— Short exercise —
Include the line containing "minimum width=58pt] (h4)" and all lines before it, repeated exactly from the listing below, without pictures.

— Begin —

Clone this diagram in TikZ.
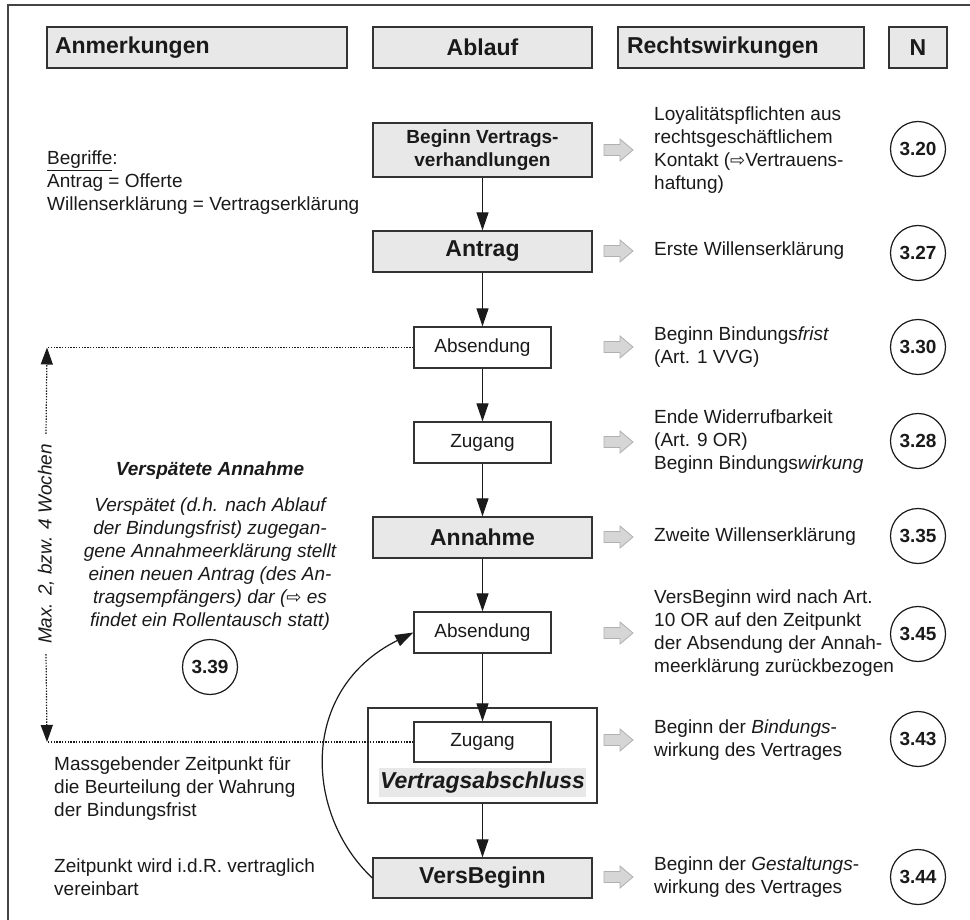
\documentclass[tikz,border=0pt]{standalone}
\usepackage{fontspec}
\setmainfont{Liberation Sans}
\newfontfamily\arrowfont{DejaVu Sans}
\usetikzlibrary{arrows.meta}
\definecolor{boxgray}{HTML}{E8E8E8}
\definecolor{edgecol}{HTML}{333333}
\definecolor{txtcol}{HTML}{1A1A1A}
\definecolor{barfill}{HTML}{D6D6D6}
\definecolor{baredge}{HTML}{B0B0B0}
\definecolor{framecol}{HTML}{444444}
\newcommand\fsn{\fontsize{19}{23}\selectfont}
\newcommand\fsb{\fontsize{23}{27}\selectfont}
\newcommand\warr{{\arrowfont\fontsize{18}{23}\selectfont ⇨}}
\tikzset{
  hbox/.style={draw=edgecol, line width=1.3pt, fill=boxgray, minimum height=41pt, inner sep=0pt, font=\fsb\bfseries},
  fbox/.style={draw=edgecol, line width=1.3pt, minimum height=41pt, inner sep=0pt, align=center},
  graybox/.style={fbox, fill=boxgray, minimum width=219pt, font=\fsb\bfseries},
  whitebox/.style={fbox, fill=white, minimum width=137pt, font=\fsn},
  conn/.style={line width=1.2pt, draw=txtcol, -{Triangle[length=18pt,width=12pt]}},
  dotline/.style={line width=1.2pt, draw=txtcol, dash pattern=on 1.4pt off 1.4pt},
  num/.style={circle, draw=txtcol, line width=1.2pt, minimum size=55pt, inner sep=0pt, font=\fsn\bfseries},
  rtext/.style={anchor=west, align=left, inner sep=0pt, font=\fsn},
  pics/barrow/.style={code={
    \draw[draw=baredge, fill=barfill, line width=0.8pt]
      (-14.5,-5.5) -- (1.5,-5.5) -- (1.5,-11) -- (14.5,0) -- (1.5,11) -- (1.5,5.5) -- (-14.5,5.5) -- cycle;}}
}
\begin{document}
\begin{tikzpicture}[x=1pt, y=-1pt, text=txtcol, font=\fsn]
\useasboundingbox (0,0) rectangle (970,920);
\fill[white] (0,0) rectangle (970,920);
% frame
\draw[framecol, line width=1.8pt] (8,920) -- (8,5) -- (970,5);

% headers
\node[hbox, minimum width=300pt, text width=284pt, align=left] (h1) at (197,47.5) {Anmerkungen};
\node[hbox, minimum width=219pt] (h2) at (482.5,47.5) {Ablauf};
\node[hbox, minimum width=246pt, text width=228pt, align=left] (h3) at (741,47.5) {Rechtswirkungen};
\node[hbox, minimum width=58pt] (h4) at (918,47.5) {N};

% flow
\node[graybox, minimum height=54pt, font=\fsn\bfseries] (b1) at (482.5,150) {Beginn Vertrags-\\verhandlungen};
\node[graybox] (b2) at (482.5,251.5) {Antrag};
\node[whitebox] (b3) at (482.5,347.5) {Absendung};
\node[whitebox] (b4) at (482.5,442.5) {Zugang};
\node[graybox] (b5) at (482.5,537.5) {Annahme};
\node[whitebox] (b6) at (482.5,632.5) {Absendung};
\node[draw=edgecol, line width=1.3pt, fill=white, minimum width=229pt, minimum height=95pt, inner sep=0pt] (vab) at (482.5,755.5) {};
\node[whitebox, minimum height=40pt] (b7) at (482.5,742) {Zugang};
\node[fill=boxgray, minimum width=207pt, minimum height=29pt, inner sep=0pt, font=\fsb\bfseries\itshape] (vabl) at (482.5,782.5) {Vertragsabschluss};
\node[graybox, minimum height=40pt] (b8) at (482.5,878) {VersBeginn};

\draw[conn] (b1) -- (b2);
\draw[conn] (b2) -- (b3);
\draw[conn] (b3) -- (b4);
\draw[conn] (b4) -- (b5);
\draw[conn] (b5) -- (b6);
\draw[conn] (b6) -- (b7);
\draw[conn] (vab) -- (b8);
\draw[conn] (b8.west) .. controls (305,815) and (298,690) .. (b6.west);

% block arrows
\foreach \yy in {150,251,347,442,537,633,740,877} {
  \pic at (618.5,\yy) {barrow};
}

% right texts
\node[rtext] (r1) at (654,150) {Loyalitätspflichten aus\\rechtsgeschäftlichem\\Kontakt (\warr Vertrauens-\\haftung)};
\node[rtext] (r2) at (654,251) {Erste Willenserklärung};
\node[rtext] (r3) at (654,347) {Beginn Bindungs\textit{frist}\\(Art. 1 VVG)};
\node[rtext] (r4) at (654,442) {Ende Widerrufbarkeit\\(Art. 9 OR)\\Beginn Bindungs\textit{wirkung}};
\node[rtext] (r5) at (654,537) {Zweite Willenserklärung};
\node[rtext] (r6) at (654,633) {VersBeginn wird nach Art.\\10 OR auf den Zeitpunkt\\der Absendung der Annah-\\meerklärung zurückbezogen};
\node[rtext] (r7) at (654,740) {Beginn der \textit{Bindungs}-\\wirkung des Vertrages};
\node[rtext] (r8) at (654,877) {Beginn der \textit{Gestaltungs}-\\wirkung des Vertrages};

% numbers
\node[num] (c1) at (918,149) {3.20};
\node[num] (c2) at (918,253) {3.27};
\node[num] (c3) at (918,347) {3.30};
\node[num] (c4) at (918,441) {3.28};
\node[num] (c5) at (918,536) {3.35};
\node[num] (c6) at (918,634) {3.45};
\node[num] (c7) at (918,739) {3.43};
\node[num] (c8) at (918,877) {3.44};

% left column
\node[rtext] (beg) at (47,183) {\underline{Begriffe}:\\Antrag = Offerte\\Willenserklärung = Vertragserklärung};
\node[font=\fsn\bfseries\itshape, inner sep=0pt] (vsa) at (210,471) {Verspätete Annahme};
\node[font=\fsn\itshape, align=center, inner sep=0pt] (vsp) at (210,564.5) {Verspätet (d.h. nach Ablauf\\der Bindungsfrist) zugegan-\\gene Annahmeerklärung stellt\\einen neuen Antrag (des An-\\tragsempfängers) dar (\warr{} es\\findet ein Rollentausch statt)};
\node[num] (c9) at (210,667) {3.39};
\node[rtext] (mas) at (54,789) {Massgebender Zeitpunkt für\\die Beurteilung der Wahrung\\der Bindungsfrist};
\node[rtext] (zei) at (54,877) {Zeitpunkt wird i.d.R. vertraglich\\vereinbart};

% time span
\coordinate (tl) at (47,347.5);
\coordinate (bl) at (47,742);
\node[rotate=90, font=\fsn\itshape, inner xsep=10pt, inner ysep=0pt] (woc) at (46,544) {Max. 2, bzw. 4 Wochen};
\draw[dotline] (b3.west) -- (tl);
\draw[dotline] (b7.west) -- (bl);
\draw[dotline, -{Triangle[length=17pt,width=12pt]}] (woc.east) -- (tl);
\draw[dotline, -{Triangle[length=17pt,width=12pt]}] (woc.west) -- (bl);
\end{tikzpicture}
\end{document}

— End —

— Exercise answer —
Clone this diagram in TikZ.
\documentclass[tikz,border=0pt]{standalone}
\usepackage{fontspec}
\setmainfont{Liberation Sans}
\newfontfamily\arrowfont{DejaVu Sans}
\usetikzlibrary{arrows.meta}
\definecolor{boxgray}{HTML}{E8E8E8}
\definecolor{edgecol}{HTML}{333333}
\definecolor{txtcol}{HTML}{1A1A1A}
\definecolor{barfill}{HTML}{D6D6D6}
\definecolor{baredge}{HTML}{B0B0B0}
\definecolor{framecol}{HTML}{444444}
\newcommand\fsn{\fontsize{19}{23}\selectfont}
\newcommand\fsb{\fontsize{23}{27}\selectfont}
\newcommand\warr{{\arrowfont\fontsize{18}{23}\selectfont ⇨}}
\tikzset{
  hbox/.style={draw=edgecol, line width=1.3pt, fill=boxgray, minimum height=41pt, inner sep=0pt, font=\fsb\bfseries},
  fbox/.style={draw=edgecol, line width=1.3pt, minimum height=41pt, inner sep=0pt, align=center},
  graybox/.style={fbox, fill=boxgray, minimum width=219pt, font=\fsb\bfseries},
  whitebox/.style={fbox, fill=white, minimum width=137pt, font=\fsn},
  conn/.style={line width=1.2pt, draw=txtcol, -{Triangle[length=18pt,width=12pt]}},
  dotline/.style={line width=1.2pt, draw=txtcol, dash pattern=on 1.4pt off 1.4pt},
  num/.style={circle, draw=txtcol, line width=1.2pt, minimum size=55pt, inner sep=0pt, font=\fsn\bfseries},
  rtext/.style={anchor=west, align=left, inner sep=0pt, font=\fsn},
  pics/barrow/.style={code={
    \draw[draw=baredge, fill=barfill, line width=0.8pt]
      (-14.5,-5.5) -- (1.5,-5.5) -- (1.5,-11) -- (14.5,0) -- (1.5,11) -- (1.5,5.5) -- (-14.5,5.5) -- cycle;}}
}
\begin{document}
\begin{tikzpicture}[x=1pt, y=-1pt, text=txtcol, font=\fsn]
\useasboundingbox (0,0) rectangle (970,920);
\fill[white] (0,0) rectangle (970,920);
% frame
\draw[framecol, line width=1.8pt] (8,920) -- (8,5) -- (970,5);

% headers
\node[hbox, minimum width=300pt, text width=284pt, align=left] (h1) at (197,47.5) {Anmerkungen};
\node[hbox, minimum width=219pt] (h2) at (482.5,47.5) {Ablauf};
\node[hbox, minimum width=246pt, text width=228pt, align=left] (h3) at (741,47.5) {Rechtswirkungen};
\node[hbox, minimum width=58pt] (h4) at (918,47.5) {N};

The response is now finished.